Participants will be awarded a certificate and a backpack recognizing them as Study Hawaii Ambassadors.
Participation is open to eligible sponsors of visiting student groups. Requirements include:
1. Qualified organizers of school groups, which may include compliance with Hawaii Compliance Express, registered to do business in Hawaii.
2. Schools in 9-12 grades and tertiary student groups are priority, younger grades on a case-by-case basis.
3. Sponsors bringing in 50 or more students for education-related purposes, excluding sports.
4. Sponsors who commit to provide a pre- and post-report of the visitation to include, but not limited to, itineraries, photos, publicity, and other results as an outcome of visit.
5. A minimal cost may be assessed to defray expenses of promotional items.
HELP Director Joel Weaver explains, “The 80 YWU Student Ambassadors being inducted today have lived in homestay situations with local families across the island since their arrival in February. They have studied in HELP’s regular academic English program for college success. HELP has provided them with customized classes on International Business, Tourism and Culture with a Hawaii focus. Each of them has participated in HELP’s Service Learning program, doing volunteer projects in the community each week. Those with adequate English skills have been eligible to participate in unpaid internships in a variety of local businesses connected to the visitor industry.”
This year, students participated in internships from the following businesses: E Noa Tours, Roberts Hawaii, ‘Iolani Palace, KauKau magazine, the Modern Honolulu hotel, the Halekulani hotel, Atlantis Adventures, and Casablanca Bridal & Formals.

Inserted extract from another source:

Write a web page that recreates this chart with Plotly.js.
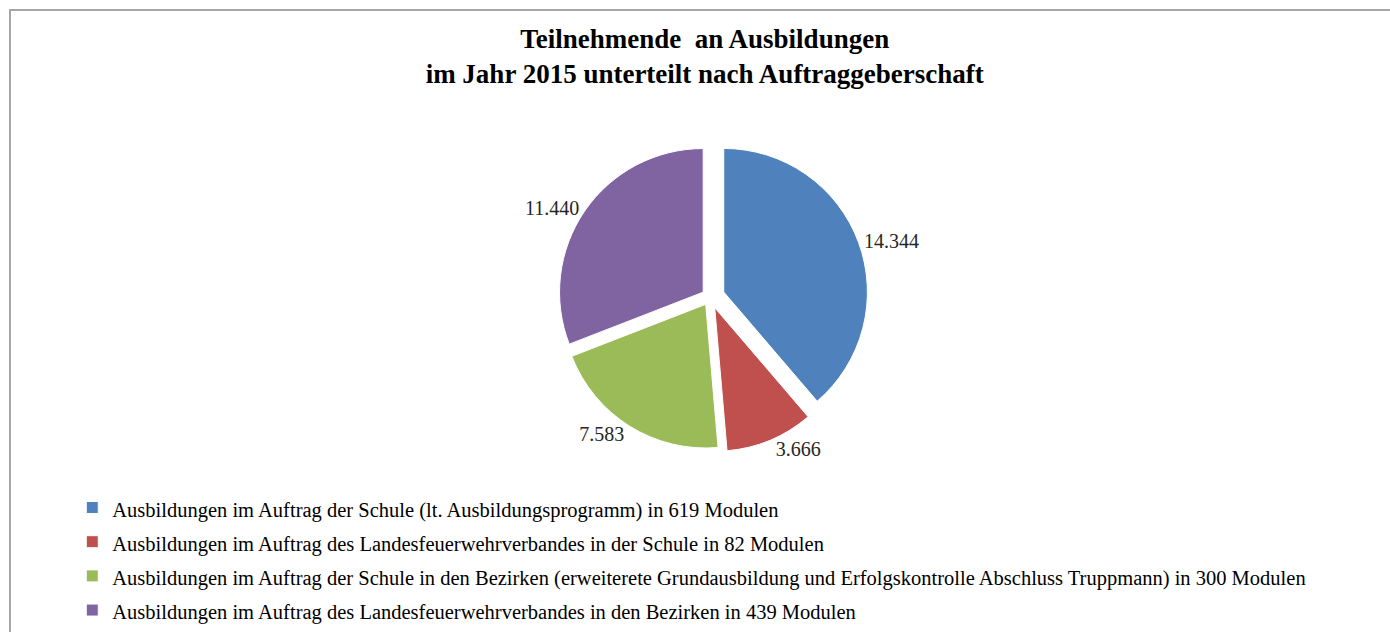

“These young ladies are the perfect population to inaugurate the new Study Hawaii Ambassador program,” says Weaver. “Given the length of time they have been here, and the wide variety of positive community engagement experiences they have had, they are inspired to engage with their peers in Japan through social media to spread the word that Hawaii is a safe, fun, and high-quality study destination.”